(Figure scripts)
○ ○ ○

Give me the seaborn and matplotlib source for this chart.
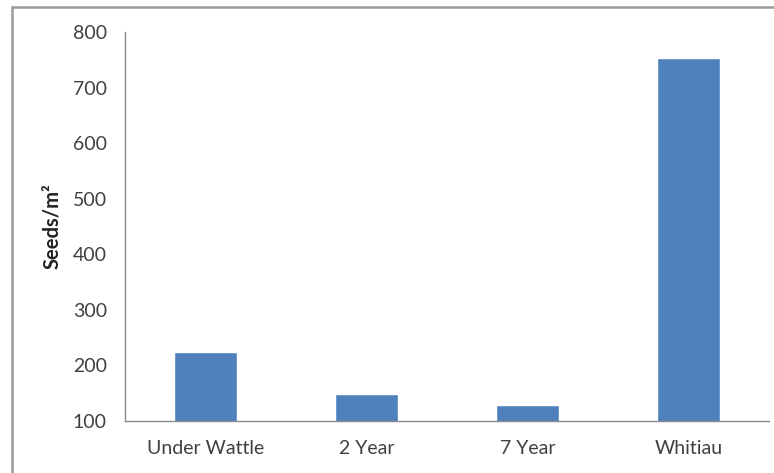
import matplotlib
matplotlib.use("Agg")
import matplotlib.pyplot as plt
import seaborn as sns
import pandas as pd
from matplotlib.patches import Rectangle

categories = ["Under Wattle", "2 Year", "7 Year", "Whitiau"]
seeds = [225, 148, 129, 754]
yticks = [100, 200, 300, 400, 500, 600, 700, 800]

sns.set_theme(style="white")
plt.rcParams['font.family'] = ['Lato', 'DejaVu Sans']

df = pd.DataFrame({"site": categories, "seeds": seeds})

fig = plt.figure(figsize=(7.74, 4.73), dpi=100)
ax = fig.add_axes([125/774, 1-421/473, (769-125)/774, (421-32)/473])
sns.barplot(data=df, x="site", y="seeds", color="#4F81BD", saturation=1,
            width=0.39, ax=ax, order=categories)
ax.set_xlim(-0.5, 3.5)
ax.set_ylim(100, 800)
ax.set_yticks(yticks)
ax.set_yticklabels([str(v) for v in yticks])
ax.set_xlabel("")
ax.set_ylabel("Seeds/m²", fontsize=14.5, fontweight="bold", color="#222222", labelpad=8)
ax.tick_params(axis="y", length=0, pad=13, labelsize=14, labelcolor="#404040")
ax.tick_params(axis="x", length=0, pad=14, labelsize=14, labelcolor="#404040")
for s in ["top", "right"]:
    ax.spines[s].set_visible(False)
for s in ["left", "bottom"]:
    ax.spines[s].set_color("#8a8a8a")
    ax.spines[s].set_linewidth(1.0)

fig.patches.append(Rectangle((12/774, -0.1), 1.2, 1.1 - 7/473,
                             transform=fig.transFigure, fill=False,
                             edgecolor="#9a9a9a", linewidth=1.8))
fig.savefig("out.png", dpi=100)
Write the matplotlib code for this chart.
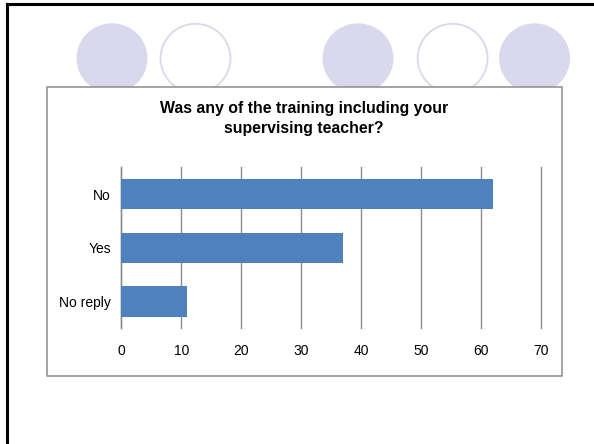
import matplotlib
matplotlib.use("Agg")
import matplotlib.pyplot as plt
from matplotlib.patches import Ellipse, Rectangle
from matplotlib.lines import Line2D

plt.rcParams['font.family'] = ['Liberation Sans', 'DejaVu Sans']

# data
categories = ['No', 'Yes', 'No reply']
values = [62, 37, 11]
x_ticks = [0, 10, 20, 30, 40, 50, 60, 70]
title = 'Was any of the training including your\nsupervising teacher?'

W, H = 594, 444
fig = plt.figure(figsize=(W / 100, H / 100), dpi=100)

def fx(px):
    return px / W

def fy(py):
    return 1 - py / H

# slide decoration: circles across the top
circle_x = [112, 195.5, 358, 452.6, 534.5]
circle_filled = [True, False, True, False, True]
for cx, filled in zip(circle_x, circle_filled):
    if filled:
        e = Ellipse((fx(cx), fy(58.3)), 71 / W, 70 / H, transform=fig.transFigure,
                    facecolor='#d9d8ec', edgecolor='none', zorder=-5)
    else:
        e = Ellipse((fx(cx), fy(58.3)), 70 / W, 69 / H, transform=fig.transFigure,
                    facecolor='white', edgecolor='#d9d8ec', linewidth=1.3, zorder=-5)
    fig.add_artist(e)

# black slide frame (top and left edges)
fig.add_artist(Line2D([fx(7), 1.0], [fy(4), fy(4)], transform=fig.transFigure,
                      color='black', linewidth=2.2, zorder=-1))
fig.add_artist(Line2D([fx(7), fx(7)], [fy(4), 0.0], transform=fig.transFigure,
                      color='black', linewidth=2.2, zorder=-1))

# chart area box
fig.add_artist(Rectangle((fx(46.7), fy(375.7)), (561.7 - 46.7) / W, (375.7 - 87.3) / H,
                         transform=fig.transFigure, facecolor='white',
                         edgecolor='#8c8c8c', linewidth=1.1, zorder=-2))

ax = fig.add_axes([fx(121.3), fy(328.3), (540.7 - 121.3) / W, (328.3 - 167.3) / H])
ax.set_facecolor('none')

ax.barh(range(len(categories)), values, height=0.57, color='#4f81bd', zorder=3)
ax.set_yticks(range(len(categories)))
ax.set_yticklabels(categories)
ax.set_ylim(2.5, -0.5)
ax.set_xlim(0, 70)
ax.set_xticks(x_ticks)

ax.grid(axis='x', color='#8c8c8c', linewidth=1.0, zorder=0)
for gl in ax.get_xgridlines():
    gl.set_clip_on(False)
ax.set_axisbelow(True)
for s in ['top', 'right', 'bottom']:
    ax.spines[s].set_visible(False)
ax.spines['left'].set_color('#8c8c8c')
ax.spines['left'].set_linewidth(1.0)

ax.tick_params(axis='y', length=0, pad=7.5, labelsize=10)
ax.tick_params(axis='x', length=0, pad=11, labelsize=10)

fig.text(fx(304), fy(118.5), title, ha='center', va='center', fontsize=11.4,
         fontweight='bold', linespacing=1.45)

fig.savefig('out.png', dpi=100)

○ ○ ○

§ Task directions
Give every record again exactly, apart from the pictures, which stay out.

§ Written solution
Give me the seaborn and matplotlib source for this chart.
import matplotlib
matplotlib.use("Agg")
import matplotlib.pyplot as plt
import seaborn as sns
import pandas as pd
from matplotlib.patches import Rectangle

categories = ["Under Wattle", "2 Year", "7 Year", "Whitiau"]
seeds = [225, 148, 129, 754]
yticks = [100, 200, 300, 400, 500, 600, 700, 800]

sns.set_theme(style="white")
plt.rcParams['font.family'] = ['Lato', 'DejaVu Sans']

df = pd.DataFrame({"site": categories, "seeds": seeds})

fig = plt.figure(figsize=(7.74, 4.73), dpi=100)
ax = fig.add_axes([125/774, 1-421/473, (769-125)/774, (421-32)/473])
sns.barplot(data=df, x="site", y="seeds", color="#4F81BD", saturation=1,
            width=0.39, ax=ax, order=categories)
ax.set_xlim(-0.5, 3.5)
ax.set_ylim(100, 800)
ax.set_yticks(yticks)
ax.set_yticklabels([str(v) for v in yticks])
ax.set_xlabel("")
ax.set_ylabel("Seeds/m²", fontsize=14.5, fontweight="bold", color="#222222", labelpad=8)
ax.tick_params(axis="y", length=0, pad=13, labelsize=14, labelcolor="#404040")
ax.tick_params(axis="x", length=0, pad=14, labelsize=14, labelcolor="#404040")
for s in ["top", "right"]:
    ax.spines[s].set_visible(False)
for s in ["left", "bottom"]:
    ax.spines[s].set_color("#8a8a8a")
    ax.spines[s].set_linewidth(1.0)

fig.patches.append(Rectangle((12/774, -0.1), 1.2, 1.1 - 7/473,
                             transform=fig.transFigure, fill=False,
                             edgecolor="#9a9a9a", linewidth=1.8))
fig.savefig("out.png", dpi=100)
Write the matplotlib code for this chart.
import matplotlib
matplotlib.use("Agg")
import matplotlib.pyplot as plt
from matplotlib.patches import Ellipse, Rectangle
from matplotlib.lines import Line2D

plt.rcParams['font.family'] = ['Liberation Sans', 'DejaVu Sans']

# data
categories = ['No', 'Yes', 'No reply']
values = [62, 37, 11]
x_ticks = [0, 10, 20, 30, 40, 50, 60, 70]
title = 'Was any of the training including your\nsupervising teacher?'

W, H = 594, 444
fig = plt.figure(figsize=(W / 100, H / 100), dpi=100)

def fx(px):
    return px / W

def fy(py):
    return 1 - py / H

# slide decoration: circles across the top
circle_x = [112, 195.5, 358, 452.6, 534.5]
circle_filled = [True, False, True, False, True]
for cx, filled in zip(circle_x, circle_filled):
    if filled:
        e = Ellipse((fx(cx), fy(58.3)), 71 / W, 70 / H, transform=fig.transFigure,
                    facecolor='#d9d8ec', edgecolor='none', zorder=-5)
    else:
        e = Ellipse((fx(cx), fy(58.3)), 70 / W, 69 / H, transform=fig.transFigure,
                    facecolor='white', edgecolor='#d9d8ec', linewidth=1.3, zorder=-5)
    fig.add_artist(e)

# black slide frame (top and left edges)
fig.add_artist(Line2D([fx(7), 1.0], [fy(4), fy(4)], transform=fig.transFigure,
                      color='black', linewidth=2.2, zorder=-1))
fig.add_artist(Line2D([fx(7), fx(7)], [fy(4), 0.0], transform=fig.transFigure,
                      color='black', linewidth=2.2, zorder=-1))

# chart area box
fig.add_artist(Rectangle((fx(46.7), fy(375.7)), (561.7 - 46.7) / W, (375.7 - 87.3) / H,
                         transform=fig.transFigure, facecolor='white',
                         edgecolor='#8c8c8c', linewidth=1.1, zorder=-2))

ax = fig.add_axes([fx(121.3), fy(328.3), (540.7 - 121.3) / W, (328.3 - 167.3) / H])
ax.set_facecolor('none')

ax.barh(range(len(categories)), values, height=0.57, color='#4f81bd', zorder=3)
ax.set_yticks(range(len(categories)))
ax.set_yticklabels(categories)
ax.set_ylim(2.5, -0.5)
ax.set_xlim(0, 70)
ax.set_xticks(x_ticks)

ax.grid(axis='x', color='#8c8c8c', linewidth=1.0, zorder=0)
for gl in ax.get_xgridlines():
    gl.set_clip_on(False)
ax.set_axisbelow(True)
for s in ['top', 'right', 'bottom']:
    ax.spines[s].set_visible(False)
ax.spines['left'].set_color('#8c8c8c')
ax.spines['left'].set_linewidth(1.0)

ax.tick_params(axis='y', length=0, pad=7.5, labelsize=10)
ax.tick_params(axis='x', length=0, pad=11, labelsize=10)

fig.text(fx(304), fy(118.5), title, ha='center', va='center', fontsize=11.4,
         fontweight='bold', linespacing=1.45)

fig.savefig('out.png', dpi=100)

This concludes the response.